The Samaritans are, indeed, in the peculiarities of their doctrine, almost identical with the original Jewish party—the Karaite and Sadducean sects. They are even called Sadducees in Jewish writings, and their denial of the resurrection was, like that of the Sadducees, based on the declaration that nothing was to be found in the law of Moses on the subject. Again, their version of the law is closely similar to that of the Septuagint, which was a translation authorized by a Sadducean high-priest from a text differing from that finally established by the Pharisees. It is often supposed that the Samaritans borrowed their doctrine from the Sadducees, but it seems more rational to admit that they were a sect originally identical, because originally Israelite. The animosity of Josephus, who was a Pharisee; the fierce denunciation of the Talmud, written by Pharisees; the destruction of the Gerizim temple by Hyrcanus, also a Pharisee—all combine to indicate that the Jewish hatred had nothing to do with any foreign origin of the race, but was rather roused by the religious differences of a people whom they knew to be their own kith and kin.
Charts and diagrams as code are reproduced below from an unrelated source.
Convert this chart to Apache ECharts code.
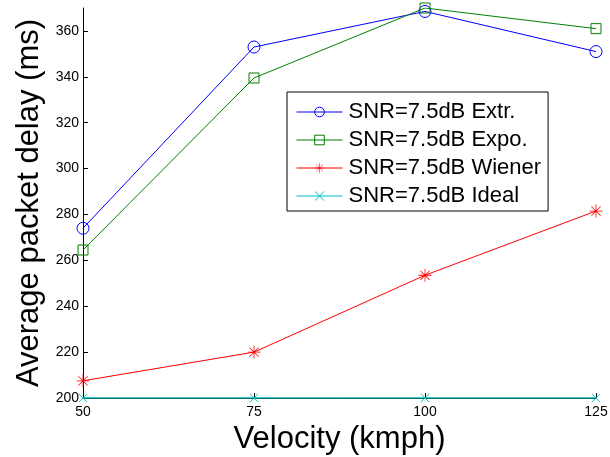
<!DOCTYPE html>
<html>
<head>
<meta charset="utf-8">
<script src="https://cdn.jsdelivr.net/npm/echarts@6/dist/echarts.min.js"></script>
<style>
  html, body { margin: 0; padding: 0; background: #fff; }
  #chart { width: 610px; height: 457px; }
</style>
</head>
<body>
<div id="chart"></div>
<script>
// velocity (kmph) on x, average packet delay (ms) on y
const velocity = [50, 75, 100, 125];
const extr = [274, 353, 368.5, 351];
const expo = [264.5, 339.5, 370, 361];
const wiener = [207.5, 220, 253.5, 281.5];
const ideal = [200, 200, 200, 200];
const seriesNames = ['SNR=7.5dB Extr.', 'SNR=7.5dB Expo.', 'SNR=7.5dB Wiener', 'SNR=7.5dB Ideal'];

// asterisk and x marks built as thin filled bars
const starPath = 'path://M-0.6,-10L0.6,-10L0.6,10L-0.6,10Z M-10,-0.6L10,-0.6L10,0.6L-10,0.6Z ' +
  'M-7.5,-6.7L-6.7,-7.5L7.5,6.7L6.7,7.5Z M6.7,-7.5L7.5,-6.7L-6.7,7.5L-7.5,6.7Z';
const crossPath = 'path://M-7.5,-6.7L-6.7,-7.5L7.5,6.7L6.7,7.5Z M6.7,-7.5L7.5,-6.7L-6.7,7.5L-7.5,6.7Z';

const font = 'Liberation Sans, Arial, sans-serif';

function pairs(vals) {
  return velocity.map((v, i) => [v, vals[i]]);
}

const chart = echarts.init(document.getElementById('chart'));
chart.setOption({
  animation: false,
  backgroundColor: '#fff',
  textStyle: { fontFamily: font },
  grid: { left: 83, right: 14, top: 8, bottom: 59, outerBoundsMode: 'none', containLabel: false },
  legend: {
    orient: 'vertical',
    left: 287,
    top: 92,
    padding: [9, 7, 4, 9],
    itemGap: 6,
    itemWidth: 46,
    itemHeight: 12,
    borderColor: '#000',
    borderWidth: 1,
    borderRadius: 0,
    backgroundColor: '#fff',
    lineStyle: { width: 1 },
    itemStyle: { borderWidth: 1 },
    textStyle: { fontSize: 22, color: '#000', fontFamily: font, padding: [0, 0, 0, 1] },
    data: seriesNames
  },
  xAxis: {
    type: 'value',
    min: 50,
    max: 125,
    interval: 25,
    name: 'Velocity (kmph)',
    nameLocation: 'middle',
    nameGap: 25,
    nameTextStyle: { fontSize: 31, color: '#000', fontFamily: font },
    axisLine: { lineStyle: { color: '#000', width: 1 } },
    axisTick: { inside: true, length: 5, lineStyle: { color: '#000' } },
    axisLabel: { fontSize: 14, color: '#000', margin: 7 },
    splitLine: { show: false }
  },
  yAxis: {
    type: 'value',
    min: 200,
    max: 370,
    interval: 20,
    name: 'Average packet delay (ms)',
    nameLocation: 'middle',
    nameGap: 38,
    nameTextStyle: { fontSize: 31, color: '#000', fontFamily: font },
    axisLine: { show: true, lineStyle: { color: '#000', width: 1 } },
    axisTick: { inside: true, length: 5, lineStyle: { color: '#000' } },
    axisLabel: { fontSize: 14, color: '#000', margin: 4, showMaxLabel: false },
    splitLine: { show: false }
  },
  series: [
    {
      name: seriesNames[0], type: 'line', data: pairs(extr),
      symbol: 'circle', symbolSize: 12,
      lineStyle: { color: '#0000ff', width: 1 },
      itemStyle: { color: 'rgba(255,255,255,0)', borderColor: '#0000ff', borderWidth: 1 },
      color: '#0000ff'
    },
    {
      name: seriesNames[1], type: 'line', data: pairs(expo),
      symbol: 'rect', symbolSize: 10,
      lineStyle: { color: '#008000', width: 1 },
      itemStyle: { color: 'rgba(255,255,255,0)', borderColor: '#008000', borderWidth: 1 },
      color: '#008000'
    },
    {
      name: seriesNames[2], type: 'line', data: pairs(wiener),
      symbol: starPath, symbolSize: 13,
      lineStyle: { color: '#ff0000', width: 1 },
      itemStyle: { color: '#ff0000' },
      color: '#ff0000'
    },
    {
      name: seriesNames[3], type: 'line', data: pairs(ideal),
      symbol: crossPath, symbolSize: 9,
      lineStyle: { color: '#00bfbf', width: 1.5 },
      itemStyle: { color: '#00bfbf' },
      color: '#00bfbf'
    }
  ]
});
</script>
</body>
</html>
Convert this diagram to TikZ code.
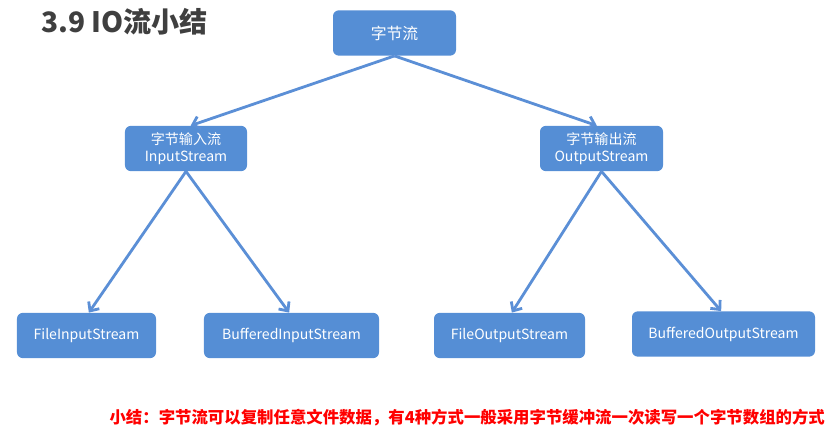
\documentclass[tikz,border=0pt]{standalone}
\usepackage{fontspec}
\usepackage{xcolor}
\usepackage{tikz}
\usetikzlibrary{arrows.meta,positioning}
\newfontfamily\cjk{Noto Sans CJK SC}
\definecolor{ioblue}{HTML}{558ED5}
\definecolor{iolink}{HTML}{5B8FD6}
\definecolor{iotitle}{HTML}{3F3F3F}
\definecolor{iored}{HTML}{FF0000}

\begin{document}
\begin{tikzpicture}[
 x=0.03cm,y=-0.03cm,font=\cjk,
 box/.style={fill=ioblue,text=white,rounded corners=5pt,align=center,
   minimum height=1.36cm,inner sep=2pt,font=\cjk\fontsize{12}{15}\selectfont},
 flow/.style={-{Straight Barb[length=6pt,width=11pt]},line width=2.4pt,iolink}
]
\useasboundingbox (0,0) rectangle (831,433);
\node[anchor=west,text=iotitle,font=\cjk\bfseries\fontsize{24}{28}\selectfont] (title) at (37,22) {3.9 IO流小结};
% root
\node[box,minimum width=3.69cm,font=\cjk\fontsize{13.5}{16}\selectfont] (bytes) at (394.5,33) {字节流};
% second level
\node[box,minimum width=3.66cm] (input) at (186,148.5) {字节输入流\\InputStream};
\node[box,minimum width=3.69cm] (output) at (601.5,148.5) {字节输出流\\OutputStream};
% leaves
\node[box,minimum width=4.17cm] (fin) at (86.5,335.5) {FileInputStream};
\node[box,minimum width=5.25cm] (bin) at (291.5,335.5) {BufferedInputStream};
\node[box,minimum width=4.53cm] (fout) at (509.5,335.5) {FileOutputStream};
\node[box,minimum width=5.49cm] (bout) at (723.5,334) {BufferedOutputStream};
\draw[flow] (bytes.south) -- ([xshift=4]input.north);
\draw[flow] (bytes.south) -- ([xshift=-4]output.north);
\draw[flow] (input.south) -- ([xshift=2]fin.north);
\draw[flow] (input.south) -- ([xshift=-2]bin.north);
\draw[flow] (output.south) -- ([xshift=2]fout.north);
\draw[flow] (output.south) -- ([xshift=-2]bout.north);
\node[anchor=east,text=iored,font=\cjk\bfseries\fontsize{14}{16}\selectfont] (summary) at (829,418)
 {小结：字节流可以复制任意文件数据，有4种方式一般采用字节缓冲流一次读写一个字节数组的方式};
\end{tikzpicture}
\end{document}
If we adopt this theory the fate of the ten tribes is no longer a mystery. As we know that before the captivity they were addicted to strange gods and strange marriages, it is not improbable that a large proportion lost their tribal identity while in captivity by intermarrying with the people by whom they were surrounded, and became merged with them. It is also probable that a certain number, according to the Samaritan chronicle three hundred thousand (but it need not be so large a number), returned from their captivity at the time when the two tribes received permission from Cyrus to return. It is also likely that others who still retained their religion did not return, and are the ancestors of certain Hebrew nomads still wandering in the desert. The Jews from Yemen, for instance, assert that they are of the tribe of Dan, while there are Jewish shepherds in Mesopotamia whose ancestry seems not distinctly traceable to the two tribes.